Parallel $k$-Core Decomposition with Batched Updates and Asynchronous Reads
Quanquan C. Liu, Julian Shun, Igor Zablotchi
TL;DR
This work addresses maintaining a dynamic $k$-core decomposition under frequent graph updates while prioritizing read latency. It introduces the concurrent parallel level data structure (CPLDS), which allows asynchronous reads to proceed concurrently with batched updates by tracking causal dependencies in dependency DAGs and enforcing a DAG-atomicity rule. The approach preserves a $(2+\epsilon)$-approximation to coreness, guarantees linearizability for reads and liveness for updates, and demonstrates dramatic reductions in read latency (up to $4.05\cdot 10^5$-fold) with modest update overhead on a 30-core machine. Empirically, CPLDS achieves higher read throughput and significantly more accurate coreness estimates than non-linearizable baselines, while maintaining competitive update times, highlighting its practicality for read-dominated workloads in dynamic graphs.
Abstract
Maintaining a dynamic $k$-core decomposition is an important problem that identifies dense subgraphs in dynamically changing graphs. Recent work by Liu et al. [SPAA 2022] presents a parallel batch-dynamic algorithm for maintaining an approximate $k$-core decomposition. In their solution, both reads and updates need to be batched, and therefore each type of operation can incur high latency waiting for the other type to finish. To tackle most real-world workloads, which are dominated by reads, this paper presents a novel hybrid concurrent-parallel dynamic $k$-core data structure where asynchronous reads can proceed concurrently with batches of updates, leading to significantly lower read latencies. Our approach is based on tracking causal dependencies between updates, so that causally related groups of updates appear atomic to concurrent readers. Our data structure guarantees linearizability and liveness for both reads and updates, and maintains the same approximation guarantees as prior work.
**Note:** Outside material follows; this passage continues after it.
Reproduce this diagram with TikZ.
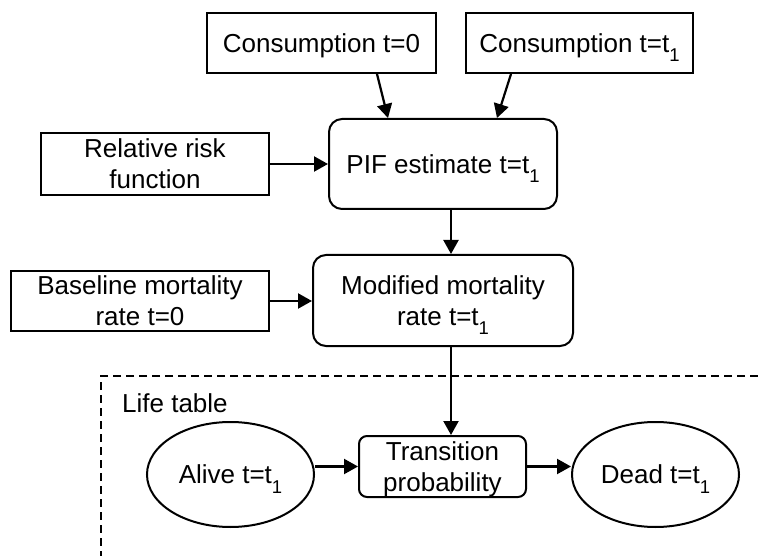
\documentclass[tikz,border=0pt]{standalone}
\usepackage{fontspec}
\setmainfont{Liberation Sans}
\usetikzlibrary{arrows.meta,shapes.geometric}
\newcommand\subone{\raisebox{-9.5pt}{\fontsize{18.5}{18.5}\selectfont 1}}
\begin{document}
\begin{tikzpicture}[x=1pt,y=-1pt,
  every node/.style={font=\fontsize{26}{31}\selectfont, align=center, inner sep=0pt,
    text height=18.6pt, text depth=0pt},
  twoline/.style={text height=49.6pt, text depth=0pt},
  sqbox/.style={draw, line width=2pt, rectangle},
  rbox/.style={draw, line width=2pt, rectangle, rounded corners=13pt},
  ebox/.style={draw, line width=2pt, ellipse, minimum width=167pt, minimum height=105pt},
  arr/.style={line width=2.2pt, -{Triangle[length=14pt,width=15pt]}}
]
\useasboundingbox (0,0) rectangle (758,556);
\node[sqbox, minimum width=229pt, minimum height=60pt] (c0) at (321.5,43) {Consumption t=0};
\node[sqbox, minimum width=227pt, minimum height=60pt] (c1) at (579.5,43) {Consumption t=t\subone};
\node[rbox, minimum width=228pt, minimum height=90pt] (pif) at (443,164) {PIF estimate t=t\subone};
\node[sqbox, twoline, minimum width=228pt, minimum height=62pt] (rr) at (155,164) {Relative risk\\function};
\node[rbox, twoline, minimum width=260pt, minimum height=91pt] (mod) at (443,300.5) {Modified mortality\\rate t=t\subone};
\node[sqbox, twoline, minimum width=258pt, minimum height=60pt] (base) at (140,301) {Baseline mortality\\rate t=0};
\node[rbox, twoline, rounded corners=8pt, minimum width=167pt, minimum height=61pt] (trans) at (442.5,466.5) {Transition\\probability};
\node[ebox] (alive) at (230.5,474.5) {Alive t=t\subone};
\node[ebox] (dead) at (655.5,474.5) {Dead t=t\subone};
\node[anchor=base west] (lt) at (122,412) {Life table};
\coordinate (dtr) at (758,376);
\coordinate (dbl) at (101,556);
\draw[line width=2pt, dash pattern=on 8pt off 5pt] (dtr) -- (dbl |- dtr) -- (dbl);
\draw[arr] ([xshift=55.5pt]c0.south) -- ([xshift=-55pt]pif.north);
\draw[arr] ([xshift=-68.5pt]c1.south) -- ([xshift=54pt]pif.north);
\draw[arr] (rr.east) -- (pif.west);
\draw[arr] ([xshift=8pt]pif.south) -- ([xshift=8pt]mod.north);
\draw[arr] (base.east) -- (base.east -| mod.west);
\draw[arr] ([xshift=8pt]mod.south) -- ([xshift=8pt]mod.south |- trans.north);
\draw[arr] (alive.east |- trans.west) -- (trans.west);
\draw[arr] (trans.east) -- (dead.west |- trans.east);
\end{tikzpicture}
\end{document}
Our experimental evaluation on a 30-core machine shows that our approach reduces read latency by orders of magnitude compared to the batch-dynamic algorithm, up to a $\left(4.05 \cdot 10^{5}\right)$-factor. Compared to an unsynchronized (non-linearizable) baseline, our read latency overhead is only up to a $3.21$-factor greater, while improving accuracy of coreness estimates by up to a factor of $52.7$.